== Requirement ==
Wherever the word "this" appears in a line, extract that line.

== Excerpted records ==
#####

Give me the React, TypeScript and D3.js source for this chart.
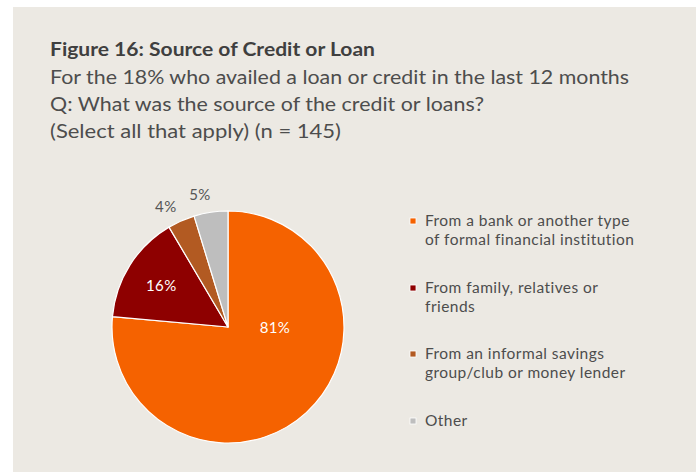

#####

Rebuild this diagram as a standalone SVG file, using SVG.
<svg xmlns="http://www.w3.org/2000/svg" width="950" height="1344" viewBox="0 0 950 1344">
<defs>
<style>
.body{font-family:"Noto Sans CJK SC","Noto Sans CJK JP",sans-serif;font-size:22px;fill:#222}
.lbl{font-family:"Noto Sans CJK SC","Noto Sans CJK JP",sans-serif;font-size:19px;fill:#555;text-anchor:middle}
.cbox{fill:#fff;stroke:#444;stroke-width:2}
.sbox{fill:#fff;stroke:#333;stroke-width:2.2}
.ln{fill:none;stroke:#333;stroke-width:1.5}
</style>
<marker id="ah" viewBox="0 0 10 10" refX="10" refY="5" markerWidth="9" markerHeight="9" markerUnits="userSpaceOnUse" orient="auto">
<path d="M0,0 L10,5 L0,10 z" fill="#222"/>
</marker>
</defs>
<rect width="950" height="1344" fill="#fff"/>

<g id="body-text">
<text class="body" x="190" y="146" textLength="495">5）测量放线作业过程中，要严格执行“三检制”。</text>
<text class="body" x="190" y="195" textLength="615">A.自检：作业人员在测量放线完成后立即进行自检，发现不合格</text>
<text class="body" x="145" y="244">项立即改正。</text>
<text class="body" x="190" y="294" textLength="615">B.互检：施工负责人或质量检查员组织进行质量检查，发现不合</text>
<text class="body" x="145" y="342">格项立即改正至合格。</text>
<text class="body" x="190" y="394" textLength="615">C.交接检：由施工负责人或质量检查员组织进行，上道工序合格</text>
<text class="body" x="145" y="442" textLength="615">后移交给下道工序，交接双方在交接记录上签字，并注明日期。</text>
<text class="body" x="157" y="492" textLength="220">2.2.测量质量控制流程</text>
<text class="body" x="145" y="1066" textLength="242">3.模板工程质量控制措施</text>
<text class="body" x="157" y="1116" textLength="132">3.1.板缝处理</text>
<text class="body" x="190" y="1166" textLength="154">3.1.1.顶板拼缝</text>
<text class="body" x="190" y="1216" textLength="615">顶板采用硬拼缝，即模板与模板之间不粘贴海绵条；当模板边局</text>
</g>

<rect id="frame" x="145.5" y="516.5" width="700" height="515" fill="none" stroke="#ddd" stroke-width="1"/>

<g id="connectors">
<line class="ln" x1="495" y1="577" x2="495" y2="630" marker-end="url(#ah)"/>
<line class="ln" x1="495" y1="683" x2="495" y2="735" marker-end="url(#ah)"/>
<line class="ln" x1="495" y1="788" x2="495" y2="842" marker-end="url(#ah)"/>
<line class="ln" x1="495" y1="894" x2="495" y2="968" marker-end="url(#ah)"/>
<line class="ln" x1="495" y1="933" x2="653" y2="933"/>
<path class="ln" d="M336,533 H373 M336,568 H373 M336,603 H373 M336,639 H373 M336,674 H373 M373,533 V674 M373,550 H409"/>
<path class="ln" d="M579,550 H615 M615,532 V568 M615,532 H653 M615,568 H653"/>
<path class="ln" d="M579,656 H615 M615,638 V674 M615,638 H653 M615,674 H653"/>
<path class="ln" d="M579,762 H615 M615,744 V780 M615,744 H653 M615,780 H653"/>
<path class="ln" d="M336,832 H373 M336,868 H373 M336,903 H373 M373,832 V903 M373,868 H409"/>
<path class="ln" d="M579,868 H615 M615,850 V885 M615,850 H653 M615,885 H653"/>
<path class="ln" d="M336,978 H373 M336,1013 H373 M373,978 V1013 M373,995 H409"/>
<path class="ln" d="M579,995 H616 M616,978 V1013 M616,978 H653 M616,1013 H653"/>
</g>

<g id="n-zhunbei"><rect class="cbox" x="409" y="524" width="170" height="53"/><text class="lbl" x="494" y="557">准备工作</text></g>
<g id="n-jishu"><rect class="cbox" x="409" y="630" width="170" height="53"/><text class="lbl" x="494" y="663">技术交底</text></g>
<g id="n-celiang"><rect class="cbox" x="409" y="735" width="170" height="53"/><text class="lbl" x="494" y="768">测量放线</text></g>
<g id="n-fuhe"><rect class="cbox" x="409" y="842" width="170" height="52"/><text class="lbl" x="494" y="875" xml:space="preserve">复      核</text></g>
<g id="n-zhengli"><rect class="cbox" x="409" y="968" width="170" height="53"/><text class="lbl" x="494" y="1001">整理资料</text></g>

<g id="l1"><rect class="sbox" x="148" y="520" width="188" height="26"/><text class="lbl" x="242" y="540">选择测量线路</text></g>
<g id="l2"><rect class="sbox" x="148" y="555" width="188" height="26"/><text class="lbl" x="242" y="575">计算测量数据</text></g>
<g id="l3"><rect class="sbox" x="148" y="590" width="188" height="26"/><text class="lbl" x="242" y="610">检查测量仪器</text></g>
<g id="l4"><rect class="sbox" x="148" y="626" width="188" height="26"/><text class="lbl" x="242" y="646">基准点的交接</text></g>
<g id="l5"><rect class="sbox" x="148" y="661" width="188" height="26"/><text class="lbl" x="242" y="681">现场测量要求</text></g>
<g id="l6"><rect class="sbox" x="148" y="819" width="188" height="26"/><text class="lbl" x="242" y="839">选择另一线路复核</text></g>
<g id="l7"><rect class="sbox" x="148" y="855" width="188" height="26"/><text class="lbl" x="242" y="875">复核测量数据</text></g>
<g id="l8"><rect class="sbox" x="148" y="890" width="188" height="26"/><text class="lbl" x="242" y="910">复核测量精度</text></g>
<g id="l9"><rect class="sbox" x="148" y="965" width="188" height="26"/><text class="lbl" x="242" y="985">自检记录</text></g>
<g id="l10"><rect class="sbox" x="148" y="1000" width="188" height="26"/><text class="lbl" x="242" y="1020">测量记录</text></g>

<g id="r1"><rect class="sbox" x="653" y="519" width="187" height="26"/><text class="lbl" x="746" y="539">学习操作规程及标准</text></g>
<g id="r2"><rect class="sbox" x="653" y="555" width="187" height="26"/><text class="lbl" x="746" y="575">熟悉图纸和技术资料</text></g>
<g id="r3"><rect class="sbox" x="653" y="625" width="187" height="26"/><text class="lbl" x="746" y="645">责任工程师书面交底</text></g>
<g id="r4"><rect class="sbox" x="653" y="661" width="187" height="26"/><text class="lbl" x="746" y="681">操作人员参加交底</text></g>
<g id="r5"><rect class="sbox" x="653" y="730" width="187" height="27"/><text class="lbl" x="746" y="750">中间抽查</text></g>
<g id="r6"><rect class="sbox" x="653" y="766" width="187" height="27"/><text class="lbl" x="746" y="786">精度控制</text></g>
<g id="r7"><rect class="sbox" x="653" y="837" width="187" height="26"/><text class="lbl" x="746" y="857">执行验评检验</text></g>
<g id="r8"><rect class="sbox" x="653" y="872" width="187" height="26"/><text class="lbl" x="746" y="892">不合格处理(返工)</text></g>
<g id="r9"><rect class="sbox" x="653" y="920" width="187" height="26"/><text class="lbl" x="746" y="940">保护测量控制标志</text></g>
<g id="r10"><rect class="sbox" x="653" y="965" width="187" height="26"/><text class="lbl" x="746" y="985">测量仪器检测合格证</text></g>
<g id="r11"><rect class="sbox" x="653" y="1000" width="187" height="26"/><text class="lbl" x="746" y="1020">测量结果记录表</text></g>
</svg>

#####

== Task answer ==
Give me the React, TypeScript and D3.js source for this chart.
Rebuild this diagram as a standalone SVG file, using SVG.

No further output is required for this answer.